**Recorded data:**
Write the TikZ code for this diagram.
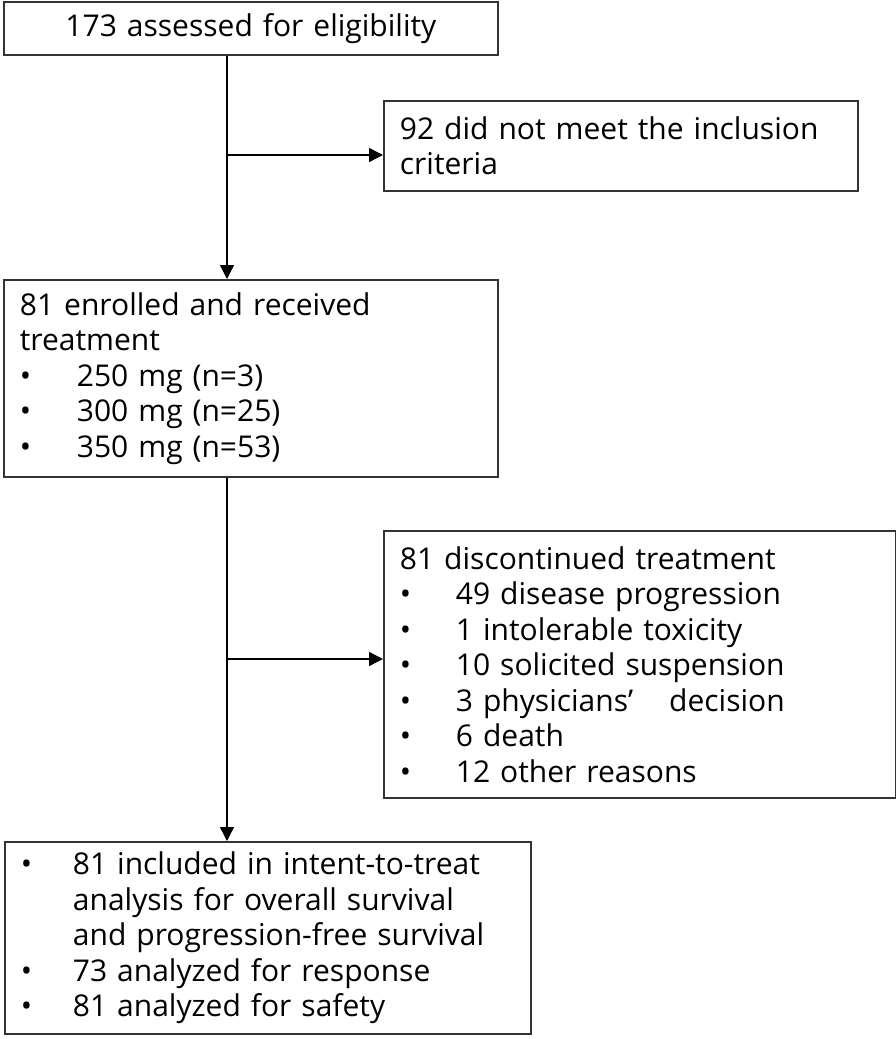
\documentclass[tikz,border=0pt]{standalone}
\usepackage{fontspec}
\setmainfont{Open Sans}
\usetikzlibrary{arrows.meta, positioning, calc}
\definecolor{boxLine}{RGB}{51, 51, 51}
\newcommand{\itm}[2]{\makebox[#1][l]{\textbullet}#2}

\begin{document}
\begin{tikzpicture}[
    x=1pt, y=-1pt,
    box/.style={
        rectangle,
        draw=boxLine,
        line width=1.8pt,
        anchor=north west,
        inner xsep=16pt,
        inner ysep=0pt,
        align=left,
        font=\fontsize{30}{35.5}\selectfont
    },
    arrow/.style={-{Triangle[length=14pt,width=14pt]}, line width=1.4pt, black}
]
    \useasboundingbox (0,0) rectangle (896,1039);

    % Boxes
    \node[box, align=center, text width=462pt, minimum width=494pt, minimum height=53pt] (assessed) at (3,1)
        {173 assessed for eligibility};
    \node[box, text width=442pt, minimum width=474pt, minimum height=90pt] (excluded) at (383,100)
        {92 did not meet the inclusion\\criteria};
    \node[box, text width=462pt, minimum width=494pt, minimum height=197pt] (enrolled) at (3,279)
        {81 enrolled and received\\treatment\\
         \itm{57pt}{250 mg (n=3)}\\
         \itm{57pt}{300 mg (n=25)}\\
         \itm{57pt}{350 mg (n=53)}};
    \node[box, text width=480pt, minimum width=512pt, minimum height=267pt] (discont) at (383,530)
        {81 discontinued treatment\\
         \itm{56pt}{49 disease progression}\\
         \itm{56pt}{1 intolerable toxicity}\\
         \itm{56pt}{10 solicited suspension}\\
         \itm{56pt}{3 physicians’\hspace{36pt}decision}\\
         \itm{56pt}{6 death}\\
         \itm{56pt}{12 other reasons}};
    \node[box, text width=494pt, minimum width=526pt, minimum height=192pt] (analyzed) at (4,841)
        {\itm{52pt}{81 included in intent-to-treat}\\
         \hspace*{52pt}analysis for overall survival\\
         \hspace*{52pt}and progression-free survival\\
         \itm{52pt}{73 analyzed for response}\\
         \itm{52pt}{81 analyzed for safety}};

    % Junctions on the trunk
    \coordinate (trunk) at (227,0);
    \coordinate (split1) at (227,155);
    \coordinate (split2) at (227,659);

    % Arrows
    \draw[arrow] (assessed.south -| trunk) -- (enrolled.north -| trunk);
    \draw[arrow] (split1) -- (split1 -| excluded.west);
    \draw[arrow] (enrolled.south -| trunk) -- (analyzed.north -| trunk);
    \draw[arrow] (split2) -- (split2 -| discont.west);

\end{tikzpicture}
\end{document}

**Work to do:** All of the material above is to be copied exactly, except for its images.

**Task result:**
Write the TikZ code for this diagram.
\documentclass[tikz,border=0pt]{standalone}
\usepackage{fontspec}
\setmainfont{Open Sans}
\usetikzlibrary{arrows.meta, positioning, calc}
\definecolor{boxLine}{RGB}{51, 51, 51}
\newcommand{\itm}[2]{\makebox[#1][l]{\textbullet}#2}

\begin{document}
\begin{tikzpicture}[
    x=1pt, y=-1pt,
    box/.style={
        rectangle,
        draw=boxLine,
        line width=1.8pt,
        anchor=north west,
        inner xsep=16pt,
        inner ysep=0pt,
        align=left,
        font=\fontsize{30}{35.5}\selectfont
    },
    arrow/.style={-{Triangle[length=14pt,width=14pt]}, line width=1.4pt, black}
]
    \useasboundingbox (0,0) rectangle (896,1039);

    % Boxes
    \node[box, align=center, text width=462pt, minimum width=494pt, minimum height=53pt] (assessed) at (3,1)
        {173 assessed for eligibility};
    \node[box, text width=442pt, minimum width=474pt, minimum height=90pt] (excluded) at (383,100)
        {92 did not meet the inclusion\\criteria};
    \node[box, text width=462pt, minimum width=494pt, minimum height=197pt] (enrolled) at (3,279)
        {81 enrolled and received\\treatment\\
         \itm{57pt}{250 mg (n=3)}\\
         \itm{57pt}{300 mg (n=25)}\\
         \itm{57pt}{350 mg (n=53)}};
    \node[box, text width=480pt, minimum width=512pt, minimum height=267pt] (discont) at (383,530)
        {81 discontinued treatment\\
         \itm{56pt}{49 disease progression}\\
         \itm{56pt}{1 intolerable toxicity}\\
         \itm{56pt}{10 solicited suspension}\\
         \itm{56pt}{3 physicians’\hspace{36pt}decision}\\
         \itm{56pt}{6 death}\\
         \itm{56pt}{12 other reasons}};
    \node[box, text width=494pt, minimum width=526pt, minimum height=192pt] (analyzed) at (4,841)
        {\itm{52pt}{81 included in intent-to-treat}\\
         \hspace*{52pt}analysis for overall survival\\
         \hspace*{52pt}and progression-free survival\\
         \itm{52pt}{73 analyzed for response}\\
         \itm{52pt}{81 analyzed for safety}};

    % Junctions on the trunk
    \coordinate (trunk) at (227,0);
    \coordinate (split1) at (227,155);
    \coordinate (split2) at (227,659);

    % Arrows
    \draw[arrow] (assessed.south -| trunk) -- (enrolled.north -| trunk);
    \draw[arrow] (split1) -- (split1 -| excluded.west);
    \draw[arrow] (enrolled.south -| trunk) -- (analyzed.north -| trunk);
    \draw[arrow] (split2) -- (split2 -| discont.west);

\end{tikzpicture}
\end{document}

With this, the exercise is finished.